### Provided data
>>>
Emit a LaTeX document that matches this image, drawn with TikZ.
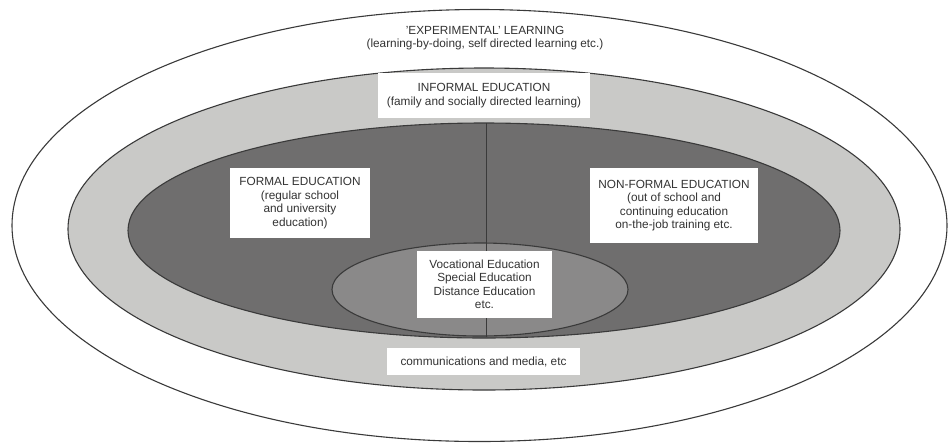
\documentclass[tikz,border=0pt]{standalone}
\usepackage{fontspec}
\setmainfont{Liberation Sans}
\usepackage{tikz}
\usetikzlibrary{positioning}

\definecolor{ringlight}{HTML}{C9C9C7}
\definecolor{ringdark}{HTML}{6F6E6E}
\definecolor{ringmid}{HTML}{8A8989}
\definecolor{edgegray}{HTML}{3A3A3A}
\definecolor{textgray}{HTML}{333333}

\begin{document}
\begin{tikzpicture}[x=1pt,
            y=-1pt,
            ring/.style={draw=edgegray, line width=1.1pt},
            label/.style={fill=white,
                          text=textgray,
                          align=center,
                          inner sep=0pt,
                          font=\fontsize{11.8}{13.5}\selectfont}]

        \useasboundingbox (0,0) rectangle (952,445);

        % the rings, outer to inner
        \draw[ring, fill=white]     (479.5,225.5) ellipse [x radius=467.5, y radius=216];
        \draw[ring, fill=ringlight] (484,229)     ellipse [x radius=416,   y radius=161];
        \draw[ring, fill=ringdark]  (484,230.5)   ellipse [x radius=356,   y radius=107.5];
        \draw[ring, fill=ringmid]   (480,289.5)   ellipse [x radius=148,   y radius=46.5];

        \coordinate (split top) at (486,123);
        \coordinate (split bot) at (486,337);
        \draw[edgegray, line width=0.9pt] (split top) -- (split bot);

        \node[text=textgray, align=center, font=\fontsize{11.8}{13.5}\selectfont]
              (exper) at (485,38) {'EXPERIMENTAL' LEARNING\\(learning-by-doing, self directed learning etc.)};

        \node[label, minimum width=212, minimum height=45]
              (informal) at (484,95.5) {INFORMAL EDUCATION\\(family and socially directed learning)};
        \node[label, minimum width=140, minimum height=70]
              (formal) at (300,203) {FORMAL EDUCATION\\(regular school\\and university\\education)};
        \node[label, minimum width=168, minimum height=75]
              (nonformal) at (674,205.5) {NON-FORMAL EDUCATION\\(out of school and\\continuing education\\on-the-job training etc.};
        \node[label, minimum width=135, minimum height=67]
              (special) at (484.5,284.5) {Vocational Education\\Special Education\\Distance Education\\etc.};
        \node[label, minimum width=193, minimum height=27]
              (media) at (483.5,361.5) {communications and media, etc};

    \end{tikzpicture}
\end{document}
<<<
### Set problem
Repeat the material above word for word, please, apart from its images.

### Complete answer
Emit a LaTeX document that matches this image, drawn with TikZ.
\documentclass[tikz,border=0pt]{standalone}
\usepackage{fontspec}
\setmainfont{Liberation Sans}
\usepackage{tikz}
\usetikzlibrary{positioning}

\definecolor{ringlight}{HTML}{C9C9C7}
\definecolor{ringdark}{HTML}{6F6E6E}
\definecolor{ringmid}{HTML}{8A8989}
\definecolor{edgegray}{HTML}{3A3A3A}
\definecolor{textgray}{HTML}{333333}

\begin{document}
\begin{tikzpicture}[x=1pt,
            y=-1pt,
            ring/.style={draw=edgegray, line width=1.1pt},
            label/.style={fill=white,
                          text=textgray,
                          align=center,
                          inner sep=0pt,
                          font=\fontsize{11.8}{13.5}\selectfont}]

        \useasboundingbox (0,0) rectangle (952,445);

        % the rings, outer to inner
        \draw[ring, fill=white]     (479.5,225.5) ellipse [x radius=467.5, y radius=216];
        \draw[ring, fill=ringlight] (484,229)     ellipse [x radius=416,   y radius=161];
        \draw[ring, fill=ringdark]  (484,230.5)   ellipse [x radius=356,   y radius=107.5];
        \draw[ring, fill=ringmid]   (480,289.5)   ellipse [x radius=148,   y radius=46.5];

        \coordinate (split top) at (486,123);
        \coordinate (split bot) at (486,337);
        \draw[edgegray, line width=0.9pt] (split top) -- (split bot);

        \node[text=textgray, align=center, font=\fontsize{11.8}{13.5}\selectfont]
              (exper) at (485,38) {'EXPERIMENTAL' LEARNING\\(learning-by-doing, self directed learning etc.)};

        \node[label, minimum width=212, minimum height=45]
              (informal) at (484,95.5) {INFORMAL EDUCATION\\(family and socially directed learning)};
        \node[label, minimum width=140, minimum height=70]
              (formal) at (300,203) {FORMAL EDUCATION\\(regular school\\and university\\education)};
        \node[label, minimum width=168, minimum height=75]
              (nonformal) at (674,205.5) {NON-FORMAL EDUCATION\\(out of school and\\continuing education\\on-the-job training etc.};
        \node[label, minimum width=135, minimum height=67]
              (special) at (484.5,284.5) {Vocational Education\\Special Education\\Distance Education\\etc.};
        \node[label, minimum width=193, minimum height=27]
              (media) at (483.5,361.5) {communications and media, etc};

    \end{tikzpicture}
\end{document}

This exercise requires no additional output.